A Facebook message popped in my inbox the other day, and it was similar to hundreds of messages, emails, and texts that I have received over the years.
“I want to write a book, but where do I begin?”
The woman in my inbox was an acquaintance from high school. She had been through a lot in life and had come out on the other side to find healing and wholeness, thanks be to God. And now, she felt led to write a book about all that she’d learned along the way and wondered if I, as a book author myself, had advice on how to begin.
My answer to her was the same answer I give everyone.
I congratulated her on coming this far, and for sharing her dream with another human person. That’s no small thing.
Second, I answered her question about beginnings.
“You begin, by committing to the beginnings of things. You start writing that book . . . by starting to write that book. More often than not those early words will not be as eloquent as you’d like them to be. But don’t worry about beauty at first. Concern yourself with telling the truth.”
That’s the good news I share with writers — that beginning is easier than it seems. The not-so-good news is this:
It’s not the beginning that’s hard. It’s the keeping-at-it part that’s hard.
One oft-quoted statistic says up to 97 percent of the people who start writing books never finish.

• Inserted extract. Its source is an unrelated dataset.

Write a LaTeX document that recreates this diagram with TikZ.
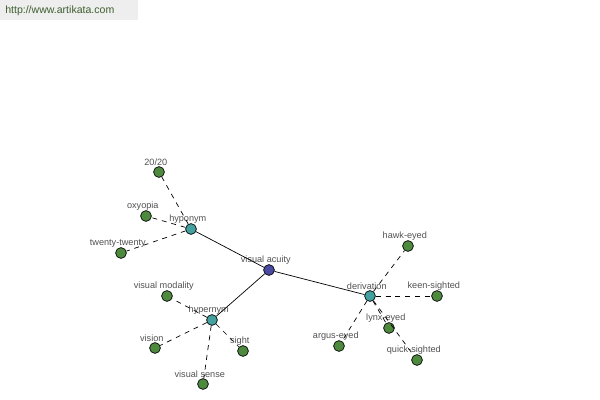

There are reasons: a new season of life or time constraints, for instance. The will to keep going disappeared because of obstacles along the way.
Maybe that sounds familiar to you right now — and not just for aspiring authors. There’s a brand new week right around the corner, and some of you have a pocketful of dreams and plans, but something might try to stop you from taking the next step.
Maybe it’s fear of failure, possible rejection, time, or some other uncertainty.
But what if you decided that this was the week you’d take one small step toward progress? It could be a way of saying, “This is important. My dreams are important. My ideas have value.”
You may think you’re too old or too young, that people won’t understand the dream you carry in your heart, or that it’s too difficult because there are no blueprints for how to build what you feel led to build.
The author of Hebrews has some encouragement for you, by offering a way to move forward with perseverance.
. . . start running — and never quit! No extra spiritual fat, no parasitic sins. Keep your eyes on Jesus, who both began and finished this race we’re in. Study how he did it. Because he never lost sight of where he was headed — that exhilarating finish in and with God — he could put up with anything along the way: Cross, shame, whatever. And now he’s there, in the place of honor, right alongside God. When you find yourselves flagging in your faith, go over that story again, item by item, that long litany of hostility he plowed through. That will shoot adrenaline into your souls!
Hebrews 12:1-3 (MSG)
These verses were a rousing call to early Christians to persevere. The call relates to our faith, of course, but it’s also a reminder to keep moving forward with the hopes and dreams that He has placed inside of us.
When I want to give up, those verses in Hebrews encourage me to replay the story of Jesus in my mind, like a rallying cry to keep going anyway.
Some years ago, I read a story in a book called Die Empty by Todd Henry. In the book, the author recalls a story in which his friend asked this question at a meeting: “What do you think is the most valuable land in the world?”
Several people made their guesses: Manhattan. The gold mines of South Africa. The oil fields of the Middle East.
But the friend said that all those answers were wrong. He said that the most valuable land in the world is the graveyard. Because in the graveyard are buried all the unwritten novels, businesses that never launched, unreconciled relationships, and all of the other things that people thought, “I’ll get around to that tomorrow.”
Well one day, their tomorrows ran out.
Let’s not go to bed tonight ignoring the dreams and ideas that God has given us. Let’s not contribute to the value of the land in the graveyard.
Let’s pull a dream out of our pockets and take the next step toward seeing it unfold.